Ces chiffres laissent entrevoir que la consommation d'héroïne et de cannabis se différencie de celle des autres psychotropes. Alors que les épisodes de dépendance alcoolique et la consommation de benzodiazépines non prescrites médicalement se manifestent surtout chez les toxicomanes lourds (GC), la consommation de cannabis et d'héroïne est déjà fortement présente chez les consommateurs moyens (CM). Ces deux derniers types de drogues apparaissent donc moins liés à la gravité de la toxicomanie en comparaison à l'alcool et aux benzodiazépines. Nous aurons l'occasion de revenir ultérieurement sur l'explication de ce phénomène.

Notes
384.

Rappelons que les sujets présentant un faible score à l'indice de toxicomanie tout en étant dépendant d'une substance ont été déplacés dans la catégorie des consommateurs moyens.

385.

L'abus d'alcool trouverait également sa place dans cette série, mais il n'a pas été évalué. En ce qui concerne la dépendance alcoolique, nous verrons plus loin qu'elle annonce un risque d'évolution vers une toxicomanie grave.
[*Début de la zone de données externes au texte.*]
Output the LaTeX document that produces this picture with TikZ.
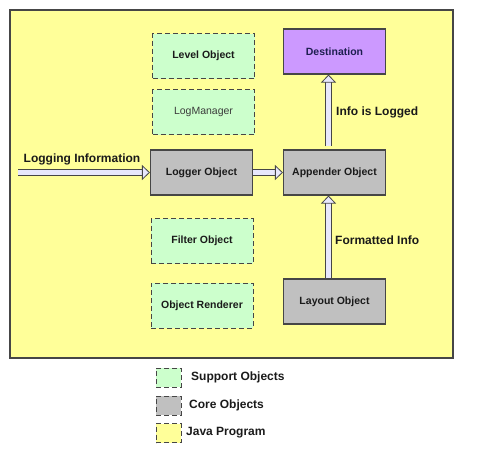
\documentclass[tikz,border=0pt]{standalone}
\usepackage{fontspec}
\setmainfont{Liberation Sans}
\definecolor{javayellow}{RGB}{255,255,153}
\definecolor{supportgreen}{RGB}{204,255,204}
\definecolor{coregray}{RGB}{192,192,192}
\definecolor{destpurple}{RGB}{204,153,255}
\definecolor{arrowfill}{RGB}{232,232,252}
\definecolor{edge}{RGB}{70,70,70}
\definecolor{ink}{RGB}{26,26,26}
\definecolor{destink}{RGB}{30,30,80}
\usetikzlibrary{arrows.meta}

\begin{document}
\begin{tikzpicture}[x=1pt,y=-1pt,
  box/.style={minimum width=102pt,minimum height=45pt,inner sep=0pt,
    text=ink,font=\bfseries\fontsize{10.5}{12}\selectfont},
  support/.style={box,draw=edge,line width=0.9pt,dash pattern=on 5pt off 3pt,fill=supportgreen},
  core/.style={box,draw=edge,line width=1.1pt,fill=coregray},
  keybox/.style={minimum width=25pt,minimum height=19pt,inner sep=0pt,
    draw=edge,line width=0.9pt,dash pattern=on 5pt off 3pt},
  label/.style={text=ink,font=\bfseries\fontsize{12}{14}\selectfont,inner sep=0pt},
  flow/.style={draw=edge,line width=0.8pt,double=arrowfill,double distance=5.5pt,
    -{Triangle[length=8pt,width=15pt,line width=0.8pt,fill=arrowfill]}}]
  \useasboundingbox (0,0) rectangle (490,453);

  % java program
  \node (java) [draw=edge,line width=1.1pt,fill=javayellow,minimum width=443pt,
    minimum height=348pt,inner sep=0pt] at (231.5,184) {};

  % support objects
  \node (level) [support] at (203.5,56) {Level Object};
  \node (mgr) [support,font=\fontsize{10.5}{12}\selectfont,text=ink!85] at (203.5,112) {LogManager};
  \node (filter) [support] at (202,241) {Filter Object};
  \node (render) [support] at (202,305.5) {Object Renderer};

  % core objects
  \node (logger) [core] at (201.5,172.5) {Logger Object};
  \node (appender) [core] at (334.5,172.5) {Appender Object};
  \node (layout) [core] at (334.5,301.5) {Layout Object};
  \node (dest) [box,draw=edge,line width=1.1pt,fill=destpurple,text=destink] at (334.5,51.5) {Destination};

  \coordinate (in) at (18,172.5);

  \draw [flow] (in) -- (logger.west);
  \draw [flow] (logger.east) -- (appender.west);
  \draw [flow,shorten <=3pt] ([xshift=-6pt]appender.north) -- ([xshift=-6pt]dest.south);
  \draw [flow] ([xshift=-6pt]layout.north) -- ([xshift=-6pt]appender.south);

  \node (l-in) [label] at (82,159) {Logging Information};
  \node (l-log) [label,anchor=west] at (336,112) {Info is Logged};
  \node (l-fmt) [label,anchor=west] at (335,240) {Formatted Info};

  % legend
  \node (k-sup) [keybox,fill=supportgreen] at (168.5,377.5) {};
  \node (k-core) [keybox,fill=coregray] at (168.5,405.5) {};
  \node (k-java) [keybox,fill=javayellow] at (168.5,433) {};
  \node [label,anchor=west] at (191,377) {Support Objects};
  \node [label,anchor=west] at (189,405) {Core Objects};
  \node [label,anchor=west] at (186,433) {Java Program};
\end{tikzpicture}
\end{document}
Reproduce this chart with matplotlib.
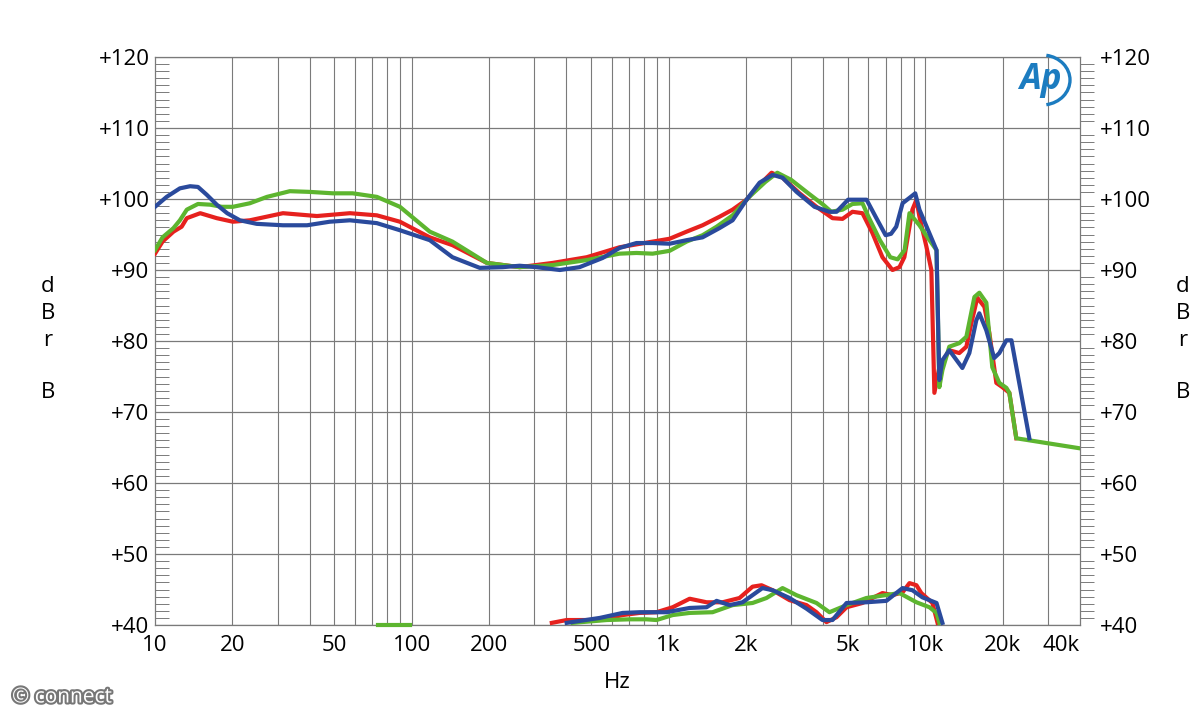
import matplotlib
matplotlib.use('Agg')
import matplotlib.pyplot as plt
from matplotlib.ticker import FixedLocator, NullFormatter
from matplotlib.patches import Arc
import matplotlib.patheffects as pe

plt.rcParams['font.family'] = ['Open Sans', 'DejaVu Sans']

# frequency response curves (Hz, dB)
red_f = [10, 10.7, 11.8, 12.7, 13.3, 15, 17.4, 20.1, 23.4, 31.5, 42.7, 57.4, 73.1, 89.9, 117.5,
         144, 196, 263, 354, 480, 644, 867, 1009, 1175, 1356, 1578, 1775, 2012, 2261, 2517,
         2778, 3236, 3767, 4348, 4755, 5200, 5688, 6220, 6804, 7443, 7925, 8280, 8900, 9230,
         9480, 10090, 10550, 10840, 11330, 12390, 13550, 14440, 15100, 15930, 16980, 17750,
         18890, 19940, 21230, 22590]
red_db = [92.3, 94.0, 95.4, 96.1, 97.3, 98.0, 97.3, 96.8, 97.0, 98.0, 97.6, 98.0, 97.7, 96.8, 94.6,
          93.5, 91.0, 90.4, 91.0, 91.8, 93.2, 94.0, 94.4, 95.4, 96.3, 97.5, 98.5, 99.9, 102.0, 103.7,
          103.0, 100.8, 98.9, 97.3, 97.2, 98.2, 98.0, 95.2, 91.8, 90.0, 90.4, 91.8, 98.5, 99.9,
          97.5, 93.3, 90.0, 72.7, 76.3, 78.7, 78.3, 79.2, 82.5, 86.1, 84.8, 81.1,
          74.1, 73.5, 72.7, 66.3]

green_f = [10, 10.7, 11.8, 12.5, 13.3, 14.7, 16.4, 18.2, 20.1, 23.4, 27.3, 33.5, 40.1, 49.3, 58.9,
           73.1, 89.9, 117.5, 144, 196, 263, 354, 480, 644, 750, 867, 1009, 1175, 1356, 1538,
           1775, 2060, 2380, 2650, 3000, 3500, 4000, 4300, 4755, 5200, 5688, 6000, 6650, 7300,
           7800, 8300, 8670, 9480, 10190, 11050, 11330, 11650, 12390, 13550, 14440, 15520,
           16220, 17270, 18220, 19410, 20670, 21230, 22590, 39700]
green_db = [92.8, 94.6, 95.9, 97.0, 98.5, 99.3, 99.2, 98.9, 98.9, 99.4, 100.3, 101.1, 101.0, 100.8, 100.8,
            100.3, 98.9, 95.4, 94.0, 91.0, 90.4, 90.7, 91.4, 92.3, 92.4, 92.3, 92.7, 94.0, 94.9, 96.1,
            97.7, 100.3, 102.4, 103.7, 102.7, 100.8, 99.2, 98.2, 98.5, 99.3, 99.4, 97.5, 94.2, 91.8,
            91.5, 92.8, 98.0, 96.3, 94.6, 92.8, 73.5, 75.9, 79.2, 79.7, 80.6, 86.2,
            86.8, 85.4, 76.3, 74.1, 73.4, 72.7, 66.3, 64.9]

blue_f = [10, 11.1, 12.5, 13.7, 14.7, 15.9, 17.4, 19.1, 21.4, 24.9, 31.5, 39.1, 47.9, 57.4, 73.1,
          89.9, 117.5, 144, 184, 226, 263, 306, 377, 450, 554, 644, 750, 867, 1009, 1175, 1356,
          1578, 1775, 2012, 2261, 2540, 2778, 3150, 3700, 4230, 4508, 5000, 5900, 6400, 7000,
          7350, 7700, 8150, 9130, 9480, 11050, 11330, 11650, 12390, 13930, 14830, 15780, 16220,
          17270, 18530, 19410, 20670, 21630, 25400]
blue_db = [98.9, 100.3, 101.5, 101.8, 101.7, 100.6, 99.2, 98.0, 97.0, 96.5, 96.3, 96.3, 96.8, 97.0, 96.6,
           95.6, 94.2, 91.8, 90.3, 90.4, 90.6, 90.4, 90.0, 90.4, 91.7, 93.1, 93.8, 93.8, 93.7, 94.2, 94.6,
           95.9, 97.0, 99.9, 102.3, 103.4, 103.0, 101.0, 98.9, 98.2, 98.2, 99.9, 99.9, 97.5, 94.9,
           95.1, 96.1, 99.4, 100.8, 98.5, 92.8, 74.5, 77.3, 78.7, 76.2, 78.3, 82.9, 83.9,
           81.5, 77.6, 78.3, 80.1, 80.1, 66.3]

# distortion curves at the bottom
red_lo_f = [351, 401, 450, 540, 662, 771, 897, 1037, 1208, 1406, 1622, 1888, 2123, 2301, 2541,
            2958, 3444, 3767, 4118, 4508, 4932, 5688, 6804, 7443, 8150, 8670, 9230, 9640, 10650, 11150]
red_lo_db = [40.3, 40.7, 40.7, 40.7, 41.4, 41.7, 41.8, 42.5, 43.7, 43.2, 43.2, 43.8, 45.4, 45.6, 44.9,
             43.5, 42.8, 41.8, 40.4, 41.1, 42.5, 43.1, 44.5, 44.2, 44.6, 45.9, 45.6, 44.5, 43.1, 40.3]

green_lo_f = [423, 574, 705, 821, 897, 1037, 1208, 1483, 1775, 2123, 2405, 2778, 3148, 3767, 4230,
              4932, 5888, 7925, 9230, 10370, 11050, 11330]
green_lo_db = [40.3, 40.7, 40.8, 40.8, 40.7, 41.4, 41.7, 41.8, 42.8, 43.1, 43.8, 45.2, 44.2, 43.1, 41.8,
               42.8, 43.8, 44.5, 43.2, 42.5, 41.7, 40.3]
green_hit_f = [73.7, 98.2]
green_hit_db = [40.0, 40.0]

blue_lo_f = [401, 540, 662, 771, 981, 1208, 1406, 1538, 1727, 1941, 2320, 2541, 2958, 3444, 3973,
             4348, 4932, 5888, 7047, 8150, 8900, 9730, 11050, 11650]
blue_lo_db = [40.3, 41.0, 41.7, 41.8, 41.8, 42.4, 42.5, 43.4, 42.8, 43.2, 45.2, 44.9, 43.8, 42.3, 40.7,
              40.7, 43.1, 43.2, 43.4, 45.2, 44.9, 43.9, 43.1, 40.3]

x_ticks = [10, 20, 50, 100, 200, 500, 1000, 2000, 5000, 10000, 20000, 40000]
x_labels = ['10', '20', '50', '100', '200', '500', '1k', '2k', '5k', '10k', '20k', '40k']
y_ticks = [40, 50, 60, 70, 80, 90, 100, 110, 120]
y_labels = ['+%d' % v for v in y_ticks]

RED = '#e6211e'
GREEN = '#5db52f'
BLUE = '#2a4a9c'
GRID = '#7a7a7a'

fig = plt.figure(figsize=(12, 7.2), dpi=100)
ax = fig.add_axes([155 / 1200, 95 / 720, 925 / 1200, 568 / 720])
ax2 = ax.twinx()  # right-hand scale

ax.set_xscale('log')
ax.set_xlim(10, 40000)
ax.set_ylim(40, 120)
ax2.set_ylim(40, 120)

# grid
grid_x = [m * 10 ** d for d in range(1, 5) for m in range(1, 10)]
grid_x = [g for g in grid_x if 10 < g < 39000]
for g in grid_x:
    ax.axvline(g, color=GRID, lw=0.8, zorder=1)
for yv in y_ticks:
    ax.axhline(yv, color=GRID, lw=0.9, zorder=1)
for s in ax.spines.values():
    s.set_color(GRID)
    s.set_linewidth(0.9)
for s in ax2.spines.values():
    s.set_visible(False)

lw = 3.0
ax.plot(green_hit_f, green_hit_db, color=GREEN, lw=lw, clip_on=False, zorder=3)
ax.plot(red_lo_f, red_lo_db, color=RED, lw=lw, clip_on=False, zorder=3)
ax.plot(green_lo_f, green_lo_db, color=GREEN, lw=lw, clip_on=False, zorder=3)
ax.plot(blue_lo_f, blue_lo_db, color=BLUE, lw=lw, clip_on=False, zorder=4)
ax.plot(red_f, red_db, color=RED, lw=lw, zorder=3)
ax.plot(green_f, green_db, color=GREEN, lw=lw, zorder=3)
ax.plot(blue_f, blue_db, color=BLUE, lw=lw, zorder=4)

# x ticks
ax.xaxis.set_major_locator(FixedLocator(x_ticks))
ax.set_xticklabels(x_labels, fontsize=16)
ax.xaxis.set_minor_locator(FixedLocator([]))
ax.xaxis.set_minor_formatter(NullFormatter())
ax.tick_params(axis='x', length=0, pad=7)
ax.get_xticklabels()[-1].set_ha('right')

# y ticks: left inward minor ticks, right outward minor ticks
minor_y = [v for v in range(40, 121) if v % 10]
ax.set_yticks(y_ticks)
ax.set_yticklabels(y_labels, fontsize=16)
ax.yaxis.set_minor_locator(FixedLocator(minor_y))
ax.tick_params(axis='y', which='major', length=0, pad=4)
ax.tick_params(axis='y', which='minor', length=10, width=0.7, color=GRID, direction='in')

ax2.set_yticks(y_ticks)
ax2.set_yticklabels(y_labels, fontsize=16)
ax2.yaxis.set_minor_locator(FixedLocator(minor_y))
ax2.tick_params(axis='y', which='major', length=0, pad=14)
ax2.tick_params(axis='y', which='minor', length=10, width=0.7, color=GRID, direction='out')

# axis labels
for i, ch in enumerate(['d', 'B', 'r', '', 'B']):
    yy = 1 - (287 + i * 26.5) / 720
    fig.text(48 / 1200, yy, ch, fontsize=16, ha='center', va='center')
    fig.text(1183 / 1200, yy, ch, fontsize=16, ha='center', va='center')
fig.text(617 / 1200, 1 - 683 / 720, 'Hz', fontsize=16, ha='center', va='center')

# Ap logo
fig.text(1040 / 1200, 1 - 80 / 720, 'Ap', fontsize=25, fontstyle='italic', fontweight='bold',
         color='#1c7cc0', ha='center', va='center')
logo_ax = fig.add_axes([1012 / 1200, 1 - 108 / 720, 64 / 1200, 56 / 720])
logo_ax.set_xlim(0, 64)
logo_ax.set_ylim(0, 56)
logo_ax.axis('off')
logo_ax.add_patch(Arc((30, 28), 56, 50, theta1=-80, theta2=80, color='#1c7cc0', lw=2.4))

# watermark
fig.text(62 / 1200, 1 - 697 / 720, '© connect', fontsize=15, color='white', ha='center', va='center',
         path_effects=[pe.withStroke(linewidth=3, foreground='#777777')])

fig.savefig('out.png', dpi=100, facecolor='white')
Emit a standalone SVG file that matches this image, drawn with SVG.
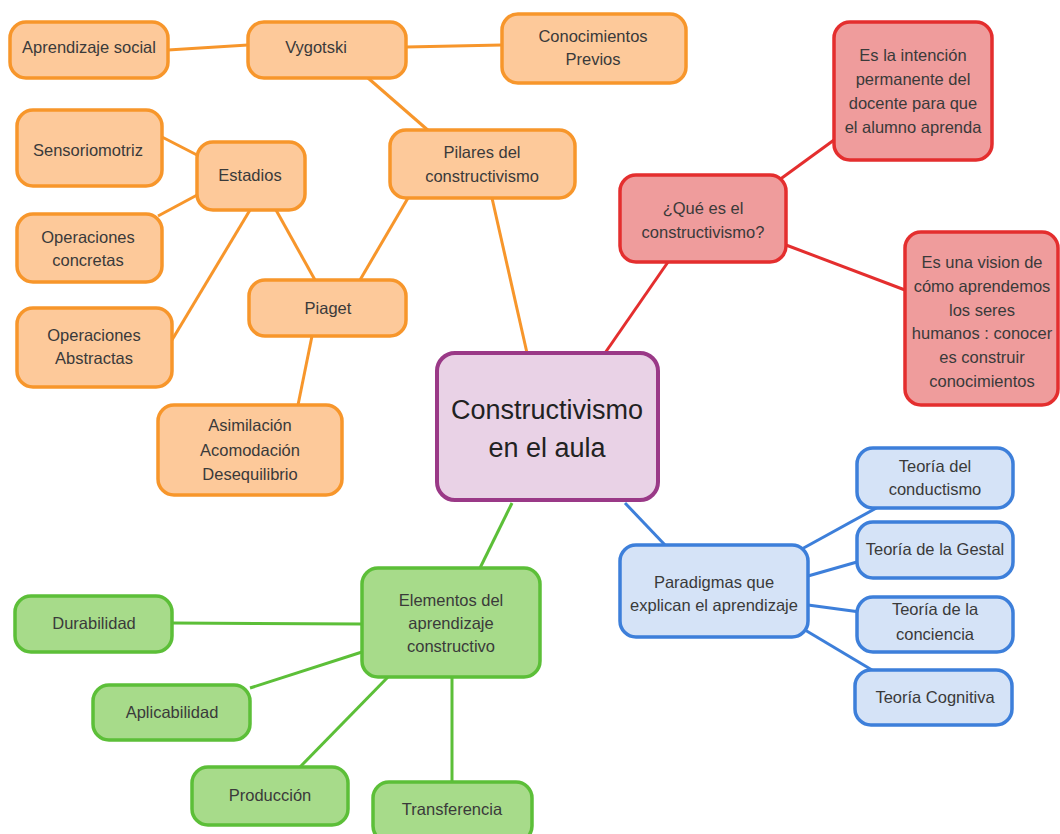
<svg xmlns="http://www.w3.org/2000/svg" width="1060" height="834" viewBox="0 0 1060 834">
<style>
text{font-family:"Liberation Sans",Arial,sans-serif;font-size:16.5px;fill:#3a3a3a;text-anchor:middle}
.o rect{fill:#FDC99A;stroke:#F7962B;stroke-width:3.5}
.r rect{fill:#EF9C9C;stroke:#E42E2E;stroke-width:3.5}
.b rect{fill:#D5E3F7;stroke:#3D7FDA;stroke-width:3.5}
.g rect{fill:#A7DB8A;stroke:#5CBF38;stroke-width:3.5}
.c rect{fill:#E9D2E6;stroke:#9A3987;stroke-width:4}
.c text{font-size:27px;fill:#222}
#connectors line{stroke-width:3}
.lo{stroke:#F7962B}.lr{stroke:#E42E2E}.lb{stroke:#3D7FDA}.lg{stroke:#5CBF38}
</style>
<rect width="1060" height="834" fill="#ffffff"/>
<g id="connectors">
<line class="lo" x1="168" y1="50" x2="248" y2="45"/>
<line class="lo" x1="406" y1="47" x2="502" y2="45"/>
<line class="lo" x1="368" y1="78" x2="430" y2="132"/>
<line class="lo" x1="162" y1="137" x2="197" y2="155"/>
<line class="lo" x1="158" y1="216" x2="199" y2="194"/>
<line class="lo" x1="250" y1="210" x2="172" y2="340"/>
<line class="lo" x1="276" y1="210" x2="315" y2="280"/>
<line class="lo" x1="408" y1="198" x2="360" y2="280"/>
<line class="lo" x1="312" y1="336" x2="298" y2="405"/>
<line class="lo" x1="492" y1="198" x2="527" y2="353"/>
<line class="lr" x1="605" y1="353" x2="668" y2="262"/>
<line class="lr" x1="775" y1="183" x2="834" y2="140"/>
<line class="lr" x1="786" y1="245" x2="905" y2="290"/>
<line class="lb" x1="625" y1="503" x2="665" y2="545"/>
<line class="lb" x1="800" y1="550" x2="880" y2="506"/>
<line class="lb" x1="808" y1="576" x2="857" y2="562"/>
<line class="lb" x1="808" y1="605" x2="860" y2="612"/>
<line class="lb" x1="805" y1="630" x2="872" y2="670"/>
<line class="lg" x1="512" y1="503" x2="480" y2="568"/>
<line class="lg" x1="362" y1="624" x2="172" y2="623"/>
<line class="lg" x1="362" y1="652" x2="250" y2="688"/>
<line class="lg" x1="388" y1="677" x2="300" y2="767"/>
<line class="lg" x1="452" y1="677" x2="452" y2="782"/>
</g>
<g id="n-aprendizaje-social" class="o"><rect x="10" y="22" width="158" height="56" rx="16"/><text x="89" y="53">Aprendizaje social</text></g>
<g id="n-vygotski" class="o"><rect x="248" y="22" width="158" height="56" rx="16"/><text x="316" y="53">Vygotski</text></g>
<g id="n-conocimientos" class="o"><rect x="502" y="14" width="184" height="69" rx="16"/><text x="593" y="42">Conocimientos</text><text x="593" y="65">Previos</text></g>
<g id="n-sensoriomotriz" class="o"><rect x="17" y="110" width="145" height="76" rx="16"/><text x="88" y="156">Sensoriomotriz</text></g>
<g id="n-estadios" class="o"><rect x="197" y="142" width="108" height="68" rx="16"/><text x="250" y="181">Estadios</text></g>
<g id="n-pilares" class="o"><rect x="390" y="130" width="185" height="68" rx="16"/><text x="482" y="158">Pilares del</text><text x="482" y="182">constructivismo</text></g>
<g id="n-op-concretas" class="o"><rect x="17" y="214" width="145" height="68" rx="16"/><text x="88" y="243">Operaciones</text><text x="88" y="266">concretas</text></g>
<g id="n-op-abstractas" class="o"><rect x="17" y="308" width="155" height="79" rx="16"/><text x="94" y="341">Operaciones</text><text x="94" y="364">Abstractas</text></g>
<g id="n-piaget" class="o"><rect x="249" y="280" width="157" height="56" rx="16"/><text x="328" y="314">Piaget</text></g>
<g id="n-asimilacion" class="o"><rect x="158" y="405" width="184" height="90" rx="16"/><text x="250" y="431">Asimilación</text><text x="250" y="456">Acomodación</text><text x="250" y="480">Desequilibrio</text></g>
<g id="n-center" class="c"><rect x="437" y="353" width="221" height="147" rx="18"/><text x="547" y="419">Constructivismo</text><text x="547" y="457">en el aula</text></g>
<g id="n-que-es" class="r"><rect x="620" y="175" width="166" height="87" rx="16"/><text x="703" y="214">¿Qué es el</text><text x="703" y="238">constructivismo?</text></g>
<g id="n-intencion" class="r"><rect x="834" y="22" width="158" height="138" rx="16"/><text x="913" y="61">Es la intención</text><text x="913" y="85">permanente del</text><text x="913" y="109">docente para que</text><text x="913" y="133">el alumno aprenda</text></g>
<g id="n-vision" class="r"><rect x="905" y="232" width="153" height="173" rx="16"/><text x="982" y="268">Es una vision de</text><text x="982" y="292">cómo aprendemos</text><text x="982" y="316">los seres</text><text x="982" y="339">humanos : conocer</text><text x="982" y="363">es construir</text><text x="982" y="387">conocimientos</text></g>
<g id="n-paradigmas" class="b"><rect x="620" y="545" width="188" height="92" rx="16"/><text x="714" y="588">Paradigmas que</text><text x="714" y="611">explican el aprendizaje</text></g>
<g id="n-conductismo" class="b"><rect x="857" y="448" width="156" height="60" rx="16"/><text x="935" y="472">Teoría del</text><text x="935" y="495">conductismo</text></g>
<g id="n-gestal" class="b"><rect x="857" y="522" width="156" height="56" rx="16"/><text x="935" y="555">Teoría de la Gestal</text></g>
<g id="n-conciencia" class="b"><rect x="857" y="597" width="156" height="55" rx="16"/><text x="935" y="615">Teoría de la</text><text x="935" y="640">conciencia</text></g>
<g id="n-cognitiva" class="b"><rect x="855" y="670" width="157" height="55" rx="16"/><text x="935" y="703">Teoría Cognitiva</text></g>
<g id="n-elementos" class="g"><rect x="362" y="568" width="178" height="109" rx="16"/><text x="451" y="606">Elementos del</text><text x="451" y="629">aprendizaje</text><text x="451" y="652">constructivo</text></g>
<g id="n-durabilidad" class="g"><rect x="15" y="596" width="157" height="56" rx="16"/><text x="94" y="629">Durabilidad</text></g>
<g id="n-aplicabilidad" class="g"><rect x="93" y="685" width="157" height="55" rx="16"/><text x="172" y="718">Aplicabilidad</text></g>
<g id="n-produccion" class="g"><rect x="192" y="767" width="156" height="58" rx="16"/><text x="270" y="801">Producción</text></g>
<g id="n-transferencia" class="g"><rect x="373" y="782" width="159" height="60" rx="16"/><text x="452" y="815">Transferencia</text></g>
</svg>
Une telle période de dépendance alcoolique avant la cure concerne un quart de l'échantillon.

386.

Evaluation basée sur un indice de consommation précoce constitué de l'âge de la première prise de cannabis et d'héroïne, de l'âge au moment de la première injection et au début de l'héroïnomanie quotidienne (cf. méthode).

387.

Définie comme une période de consommations quotidiennes excessives d'alcool sur une durée égale ou supérieure à trois mois.

388.

Les critères sont identiques à ceux de la dépendance alcoolique.

389.

Cette durée moyenne de cure élevée est due à l'échantillonnage qui a exclu les patients en cure depuis moins de six mois.

390.

Définit comme une consommation quotidienne, excessive et problématique sur une période supérieure à trois mois.

391.

Les pourcentages concernant les épisodes de dépendance aux benzodiazépines étant relativement faibles (FC : 0%, CM : 10%, GC : 22%) nous regroupons les catégories dépendance et abus.

392.

Les drogues rarement consommées (cocaïne, hallucinogènes et amphétamines) obéissent à des patterns semblables mais avec des taux plus élevés chez les FC (35%) et les CM (31%) et une élévation moins forte lors du passage du second au troisième groupe (GC = 61%, p = .08).